Aphorisms by David Mitchell

“So many books, so little time”… That’s always my excuse for not reading more contemporary fiction. Well, last summer I finally got round to reading David Mitchell’s Cloud Atlas and this summer I finally got round to transcribing some of the excellent aphorisms embedded in it. Cloud Atlas is a great book—ingeniously plotted and a virtuoso stylistic performance. Mitchell is also an accomplished aphorist. Almost all the main characters, whatever their many and varied tones of voice, have an aphoristic bent, some leaning toward Ben Franklin-esque musings and others toward cynical Parisian salon-style quips. A sampling…

An idler and a sluggard are as different as a gourmand and a glutton.

A half-read book is a half-finished love affair.

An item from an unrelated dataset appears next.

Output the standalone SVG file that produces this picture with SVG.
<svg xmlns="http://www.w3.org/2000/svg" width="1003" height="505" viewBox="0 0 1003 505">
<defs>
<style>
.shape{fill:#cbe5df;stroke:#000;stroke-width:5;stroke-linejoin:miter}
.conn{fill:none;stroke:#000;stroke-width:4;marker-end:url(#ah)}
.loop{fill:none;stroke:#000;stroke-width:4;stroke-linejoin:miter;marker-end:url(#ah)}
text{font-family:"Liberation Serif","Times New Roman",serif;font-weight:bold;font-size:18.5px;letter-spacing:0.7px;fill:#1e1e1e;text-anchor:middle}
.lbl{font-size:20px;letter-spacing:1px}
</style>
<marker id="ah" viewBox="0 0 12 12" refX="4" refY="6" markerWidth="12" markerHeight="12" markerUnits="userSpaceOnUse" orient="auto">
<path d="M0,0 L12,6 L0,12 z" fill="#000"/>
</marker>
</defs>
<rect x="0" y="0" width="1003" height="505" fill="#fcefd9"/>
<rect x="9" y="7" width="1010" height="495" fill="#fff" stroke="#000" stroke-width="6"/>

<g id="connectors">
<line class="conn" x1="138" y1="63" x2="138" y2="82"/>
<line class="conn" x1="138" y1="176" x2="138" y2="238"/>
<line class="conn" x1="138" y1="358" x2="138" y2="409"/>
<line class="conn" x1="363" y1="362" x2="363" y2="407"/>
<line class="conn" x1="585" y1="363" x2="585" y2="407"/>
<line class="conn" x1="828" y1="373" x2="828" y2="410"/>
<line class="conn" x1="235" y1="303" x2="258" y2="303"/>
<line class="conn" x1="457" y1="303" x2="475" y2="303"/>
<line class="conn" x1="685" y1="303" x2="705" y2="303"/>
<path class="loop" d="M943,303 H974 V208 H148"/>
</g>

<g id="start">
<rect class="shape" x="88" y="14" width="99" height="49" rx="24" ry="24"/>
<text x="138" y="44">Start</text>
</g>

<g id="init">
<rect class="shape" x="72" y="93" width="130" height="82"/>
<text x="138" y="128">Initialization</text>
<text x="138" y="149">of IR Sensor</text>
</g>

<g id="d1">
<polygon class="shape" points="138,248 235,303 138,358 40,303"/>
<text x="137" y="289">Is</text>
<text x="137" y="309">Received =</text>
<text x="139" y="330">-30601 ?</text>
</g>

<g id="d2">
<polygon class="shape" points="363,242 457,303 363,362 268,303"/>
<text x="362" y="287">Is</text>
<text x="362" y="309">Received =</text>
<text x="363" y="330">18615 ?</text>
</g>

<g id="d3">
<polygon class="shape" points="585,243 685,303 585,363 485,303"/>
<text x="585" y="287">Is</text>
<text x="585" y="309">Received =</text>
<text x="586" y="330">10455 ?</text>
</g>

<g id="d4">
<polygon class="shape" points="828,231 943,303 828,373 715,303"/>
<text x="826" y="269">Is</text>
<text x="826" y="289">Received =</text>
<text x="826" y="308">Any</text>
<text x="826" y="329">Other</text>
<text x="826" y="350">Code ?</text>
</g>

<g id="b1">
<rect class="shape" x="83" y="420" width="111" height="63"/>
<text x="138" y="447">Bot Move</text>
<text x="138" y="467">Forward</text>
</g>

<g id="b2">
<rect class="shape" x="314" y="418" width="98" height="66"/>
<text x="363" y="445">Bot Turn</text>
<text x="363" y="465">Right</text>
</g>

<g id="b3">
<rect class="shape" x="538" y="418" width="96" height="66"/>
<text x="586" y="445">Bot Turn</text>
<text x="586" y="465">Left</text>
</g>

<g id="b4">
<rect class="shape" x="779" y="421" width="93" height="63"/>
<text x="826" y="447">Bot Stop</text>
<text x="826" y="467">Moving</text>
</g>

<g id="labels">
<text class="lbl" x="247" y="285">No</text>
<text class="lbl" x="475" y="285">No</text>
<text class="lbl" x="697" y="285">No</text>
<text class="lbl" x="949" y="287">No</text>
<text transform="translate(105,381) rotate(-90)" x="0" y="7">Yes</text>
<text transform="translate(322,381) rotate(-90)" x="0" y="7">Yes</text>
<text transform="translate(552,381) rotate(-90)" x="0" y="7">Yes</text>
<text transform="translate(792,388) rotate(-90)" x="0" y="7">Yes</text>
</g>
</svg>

Faith, the least exclusive club on Earth, has the craftiest doorman.

Prejudice is permafrost.

Time is what stops history happening at once; time is the speed at which the past disappears.

Panickin’ wings your foot but it muddies your thinkin’.

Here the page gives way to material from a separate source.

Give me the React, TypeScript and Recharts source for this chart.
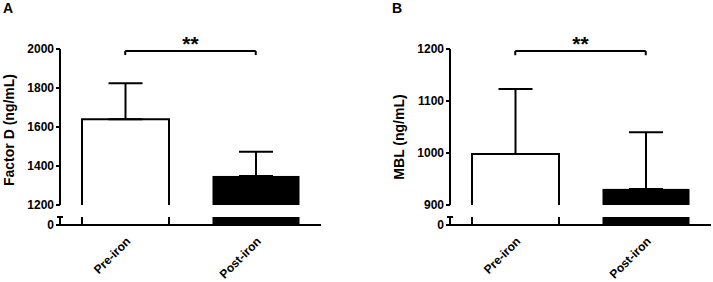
import React from "react";
import { BarChart, Bar, XAxis, YAxis, ErrorBar, ReferenceLine } from "recharts";

const categories = ["Pre-iron", "Post-iron"];

// panel A: Factor D
const factorDMean = [1640, 1349];
const factorDSd = [185, 124];
const factorDTicks = [1200, 1400, 1600, 1800, 2000];

// panel B: MBL
const mblMean = [998, 931];
const mblSd = [125, 109];
const mblTicks = [900, 1000, 1100, 1200];

const FONT = '"Liberation Sans", Arial, sans-serif';

function BarShape(props: any) {
  const { x, y, width, height, index } = props;
  if (index === 0) {
    // open bottom, white bar
    return (
      <path
        d={`M${x},${y + height} L${x},${y} L${x + width},${y} L${x + width},${y + height}`}
        fill="#fff"
        stroke="#000"
        strokeWidth={2}
      />
    );
  }
  return <rect x={x} y={y} width={width} height={height} fill="#000" />;
}

function YLabel({ labelX, labelY, text }: any) {
  return (
    <text
      x={labelX}
      y={labelY}
      transform={`rotate(-90 ${labelX} ${labelY})`}
      textAnchor="middle"
      dy="0.355em"
      fontSize={14}
      fontWeight="bold"
      fill="#000"
    >
      {text}
    </text>
  );
}

function YTick({ y, payload, axisX }: any) {
  return (
    <text x={axisX - 6} y={y} dy="0.355em" textAnchor="end" fontSize={12} fontWeight="bold" fill="#000">
      {payload.value}
    </text>
  );
}

function LowTick({ y, payload, axisX }: any) {
  if (payload.value === 0) {
    return (
      <g>
        <line x1={axisX - 4} y1={y} x2={axisX} y2={y} stroke="#000" strokeWidth={2} />
        <text x={axisX - 6} y={y} dy="0.355em" textAnchor="end" fontSize={12} fontWeight="bold" fill="#000">
          0
        </text>
      </g>
    );
  }
  // break mark at top of the lower segment
  return <line x1={axisX - 3} y1={y} x2={axisX + 3} y2={y} stroke="#000" strokeWidth={2} />;
}

function Panel({
  left,
  axisWidth,
  width,
  letter,
  yLabel,
  labelX,
  labelY,
  mean,
  sd,
  ticks,
  lowMax,
  bracketY,
  bracketDrop,
}: any) {
  const data = categories.map((c, i) => ({ category: c, value: mean[i], err: [0, sd[i]] }));
  const lowData = categories.map((c, i) => ({ category: c, value: mean[i] }));
  const domain = [ticks[0], ticks[ticks.length - 1]];
  return (
    <>
      <div style={{ position: "absolute", left: left + (letter === "A" ? 3 : 32), top: 0, fontSize: 14, lineHeight: "16px", fontWeight: "bold" }}>
        {letter}
      </div>
      <div style={{ position: "absolute", left, top: 210 }}>
        <BarChart width={width} height={72} data={lowData} margin={{ top: 7, right: 2, bottom: 0, left: 0 }} barSize={87}>
          <XAxis
            dataKey="category"
            height={57}
            axisLine={{ stroke: "#000", strokeWidth: 2 }}
            tickLine={{ stroke: "#000", strokeWidth: 2 }}
            tickSize={5}
            tick={false}
          />
          <YAxis
            type="number"
            domain={[0, lowMax]}
            ticks={[0, lowMax]}
            interval={0}
            allowDataOverflow
            width={axisWidth}
            axisLine={{ stroke: "#000", strokeWidth: 2 }}
            tickLine={false}
            tick={(p: any) => <LowTick {...p} axisX={axisWidth} />}
          />
          <Bar dataKey="value" shape={<BarShape />} isAnimationActive={false} />
        </BarChart>
      </div>
      <div style={{ position: "absolute", left, top: 0 }}>
        <BarChart width={width} height={282} data={data} margin={{ top: 49, right: 2, bottom: 0, left: 0 }} barSize={87}>
          {/* category labels sit below the axis break, so they hang from the upper chart's x axis */}
          <XAxis
            dataKey="category"
            height={77}
            interval={0}
            axisLine={false}
            tickLine={false}
            tickSize={29}
            tickMargin={2}
            tick={{ angle: -45, textAnchor: "end", fontSize: 12, fontWeight: "bold", fill: "#000" }}
          />
          <YAxis
            type="number"
            domain={domain}
            ticks={ticks}
            interval={0}
            width={axisWidth}
            axisLine={{ stroke: "#000", strokeWidth: 2 }}
            tickLine={{ stroke: "#000", strokeWidth: 2 }}
            tickSize={4}
            tick={(p: any) => <YTick {...p} axisX={axisWidth} />}
            label={<YLabel labelX={labelX} labelY={labelY} text={yLabel} />}
          />
          <Bar dataKey="value" shape={<BarShape />} isAnimationActive={false}>
            <ErrorBar dataKey="err" direction="y" width={17} stroke="#000" strokeWidth={2} />
          </Bar>
          <ReferenceLine
            segment={[
              { x: categories[0], y: bracketY },
              { x: categories[1], y: bracketY },
            ]}
            stroke="#000"
            strokeWidth={2}
            label={{ value: "**", position: "top", offset: 0, fontSize: 21, fontWeight: "bold", fill: "#000" }}
          />
          <ReferenceLine
            segment={[
              { x: categories[0], y: bracketY },
              { x: categories[0], y: bracketDrop },
            ]}
            stroke="#000"
            strokeWidth={2}
          />
          <ReferenceLine
            segment={[
              { x: categories[1], y: bracketY },
              { x: categories[1], y: bracketDrop },
            ]}
            stroke="#000"
            strokeWidth={2}
          />
        </BarChart>
      </div>
    </>
  );
}

export default function App() {
  return (
    <div
      style={{
        position: "absolute",
        left: 0,
        top: 0,
        width: 713,
        height: 282,
        background: "#fff",
        fontFamily: FONT,
        overflow: "hidden",
      }}
    >
      <Panel
        left={0}
        axisWidth={60}
        width={323}
        letter="A"
        yLabel="Factor  D (ng/mL)"
        labelX={9}
        labelY={130}
        mean={factorDMean}
        sd={factorDSd}
        ticks={factorDTicks}
        lowMax={50}
        bracketY={1990}
        bracketDrop={1969}
      />
      <Panel
        left={360}
        axisWidth={90}
        width={353}
        letter="B"
        yLabel="MBL (ng/mL)"
        labelX={39}
        labelY={137}
        mean={mblMean}
        sd={mblSd}
        ticks={mblTicks}
        lowMax={20}
        bracketY={1196}
        bracketDrop={1188}
      />
    </div>
  );
}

The learnin’ mind is the livin’ mind.

Bein’ young ain’t easy ‘cos ev’rythin’ you’re puzzlin’ ‘n’ anxin’ you’re puzzlin’ ‘n’ anxin’ it for the first time.

A mountain you’re plannin’ on climbin’ ain’t the same as the one you ain’t.

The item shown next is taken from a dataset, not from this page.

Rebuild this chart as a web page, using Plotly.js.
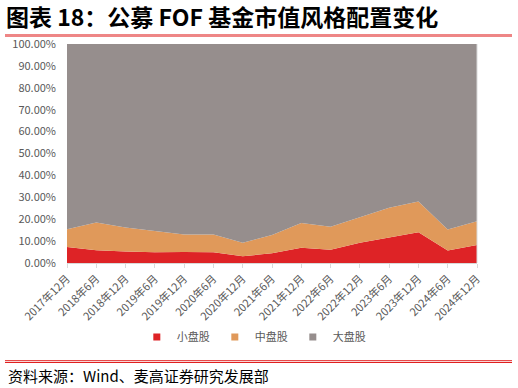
<!DOCTYPE html>
<html><head><meta charset="utf-8">
<script src="https://cdn.plot.ly/plotly-3.0.1.min.js"></script>
<style>html,body{margin:0;padding:0;background:#fff;}#chart{width:518px;height:388px;}</style>
</head><body><div id="chart"></div>
<script>
const categories = ["2017年12月","2018年6月","2018年12月","2019年6月","2019年12月","2020年6月","2020年12月","2021年6月","2021年12月","2022年6月","2022年12月","2023年6月","2023年12月","2024年6月","2024年12月"];
const smallCap = [7.3,5.8,5.2,4.9,5.0,4.9,3.1,4.4,7.0,6.0,9.2,11.6,14.0,5.7,8.2];
const midCap   = [8.1,12.7,11.0,9.6,8.0,8.1,6.1,8.4,11.3,10.5,11.5,13.6,14.1,9.6,10.9];
const largeCap = smallCap.map((s,i)=> +(100 - s - midCap[i]).toFixed(1));
const seriesNames = ["小盘股","中盘股","大盘股"];
const colors = ["#de2326","#e0995a","#968e8d"];
const yTickVals = [0,10,20,30,40,50,60,70,80,90,100];
const yTickText = ["0.00%","10.00%","20.00%","30.00%","40.00%","50.00%","60.00%","70.00%","80.00%","90.00%","100.00%"];

const font = "Noto Sans CJK SC, sans-serif";
const seriesData = [smallCap, midCap, largeCap];
const traces = [];
seriesData.forEach((vals,i)=>{
  traces.push({type:"scatter", mode:"lines", x:categories, y:vals, stackgroup:"one",
    line:{width:0, color:colors[i]}, fillcolor:colors[i], showlegend:false, hoverinfo:"skip"});
});
seriesData.forEach((vals,i)=>{
  traces.push({type:"scatter", mode:"markers", x:[null], y:[null], name:seriesNames[i],
    marker:{symbol:"square", size:7, color:colors[i]}, showlegend:true});
});

const L=67, R=41, T=44, B=125, W=518-L-R, H=388-T-B;
const px = v => (v-L)/W, py = v => (388-B-v)/H;

const layout = {
  width:518, height:388,
  margin:{l:L, r:R, t:T, b:B, pad:0, autoexpand:false},
  paper_bgcolor:"#fff", plot_bgcolor:"#fff",
  font:{family:font, color:"#595959", size:11},
  title:{text:"图表 18：公募 FOF 基金市值风格配置变化", xref:"container", yref:"container",
    x:6/518, xanchor:"left", y:1-18/388, yanchor:"middle",
    font:{family:font, size:23, color:"#000", weight:"bold"}},
  xaxis:{type:"category", range:[0,14], showgrid:false, zeroline:false, automargin:false,
    showline:true, linecolor:"#d9d9d9", linewidth:1,
    ticks:"outside", ticklen:4, tickcolor:"#d9d9d9", tickangle:-45,
    tickfont:{size:11, color:"#595959"}},
  yaxis:{range:[0,100], tickvals:yTickVals, ticktext:yTickText, showgrid:false, zeroline:false, automargin:false,
    showline:false, ticks:"", ticklabelstandoff:10, tickfont:{size:11, color:"#595959"}},
  legend:{orientation:"h", xref:"container", x:0.49, xanchor:"center", yref:"container", y:1-337/388, yanchor:"middle",
    traceorder:"normal", font:{size:11, color:"#595959"}, itemwidth:30},
  shapes:[
    {type:"line", xref:"paper", yref:"paper", x0:px(5), x1:px(512), y0:py(35.5), y1:py(35.5), line:{color:"#ee8686", width:3}},
    {type:"line", xref:"paper", yref:"paper", x0:px(5), x1:px(512), y0:py(360.7), y1:py(360.7), line:{color:"#e02020", width:1}},
    {type:"line", xref:"paper", yref:"paper", x0:px(5), x1:px(512), y0:py(362.5), y1:py(362.5), line:{color:"#e02020", width:1}},
    {type:"line", xref:"paper", yref:"paper", x0:1, x1:1, y0:0, y1:1, line:{color:"#d9d9d9", width:1}}
  ],
  annotations:[
    {text:"资料来源：Wind、麦高证券研究发展部", xref:"paper", yref:"paper", x:px(6), y:py(375),
     xanchor:"left", yanchor:"middle", showarrow:false, font:{family:font, size:15, color:"#000"}}
  ]
};
Plotly.newPlot("chart", traces, layout, {staticPlot:true, displayModeBar:false});
</script></body></html>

Pretendin’ can bend bein’.

Not knowin’ the worst is badder’n knowin’ the worst.

Travel far enough, you meet yourself.

The sacred is a fine hiding place for the profane.

When your parents die they move in with you.

Power, time, gravity, love. The forces that really kick ass are all invisible.

One can shut one’s eyes but not one’s ears.

The color of monotony is blue.

What is any ocean but a multitude of drops?